Relation tables reference entity tables via foreign keys:

erDiagram
    ORGANIZATIONS ||--o{ MANAGE : "frame_id"
    PEOPLE ||--o{ MANAGE : "person_id"

    ORGANIZATIONS {
        string frame_id PK
    }

    PEOPLE {
        string person_id PK
    }

    MANAGE {
        string frame_id FK
        string person_id FK
        date valid_from
        date valid_till
    }

Every frame_id in manage must exist in organizations. Every person_id in manage must exist in people.

We wrote tests to verify this:

-- code/test/fk_integrity.sql
SELECT 'manage.frame_id -> organizations' AS test,
CASE WHEN (SELECT COUNT(DISTINCT frame_id)
FROM 'temp/scd/manage.parquet'
WHERE frame_id NOT IN (SELECT frame_id FROM 'temp/entities/organizations.parquet')
) = 0
THEN 'PASS' ELSE 'FAIL' END AS result;

Run all tests with:

Terminal window
make test

Output:

=== FK Integrity Tests ===
┌────────────────────────────────────┬─────────┐
│ test │ result │
├────────────────────────────────────┼─────────┤
│ location.frame_id -> organizations │ PASS │
│ location.address_id -> addresses │ PASS │
│ manage.frame_id -> organizations │ PASS │
│ manage.person_id -> people │ PASS │
│ own.frame_id -> organizations │ PASS │
│ own.person_id -> people │ PASS │
│ person_address.person_id -> people │ PASS │
│ person_address.address_id -> addresses │ PASS │
└────────────────────────────────────┴─────────┘

Initially, this test failed:

person_address.address_id -> addresses: FAIL

Why? The addresses table only included addresses from branch.csv, hq.csv, site.csv (organization addresses). But person_address had home addresses from manage.csv and own.csv!

flowchart TD
    subgraph Before["Before Fix"]
        addr1["addresses from HQ/branch/site only"]
        pa1["person_address references<br/>addresses from manage/own"]
        pa1 -->|"FK broken!"| addr1
    end

    subgraph After["After Fix"]
        addr2["addresses from ALL sources"]
        pa2["person_address"]
        pa2 -->|"FK valid"| addr2
    end

Fix: Update addresses.sql to include addresses from all sources.

We debated this during the hackathon:

“Software engineers insist that IDs should be meaningless, either UUID or a counter. Because whenever you hang on to something meaningful, it’s gonna change and you’re gonna get screwed.”

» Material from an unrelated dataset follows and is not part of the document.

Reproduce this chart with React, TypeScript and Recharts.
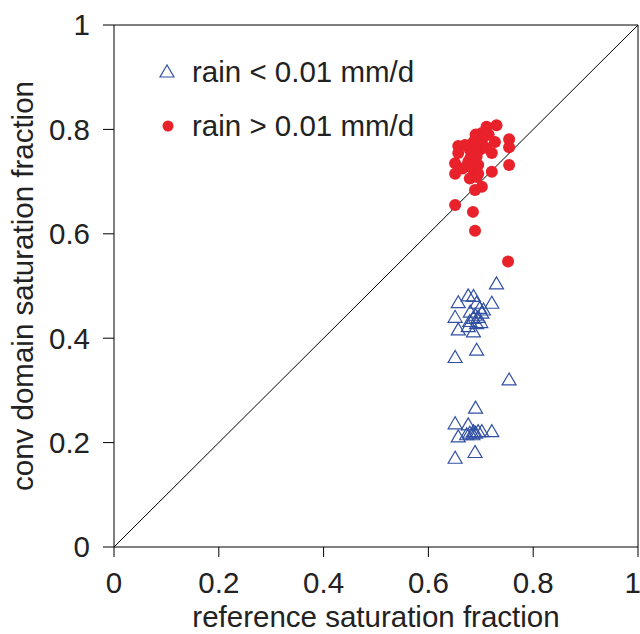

Our person_id values have meaning:

  • PP148348_1270409 - natural person
  • ft11220745 - firm (firms can own firms!)
  • PHM529_3044 - person from another source

This is convenient but risky. If the source system changes ID formats, we break.

Our compromise: Use source IDs for now, plan for concordance tables later.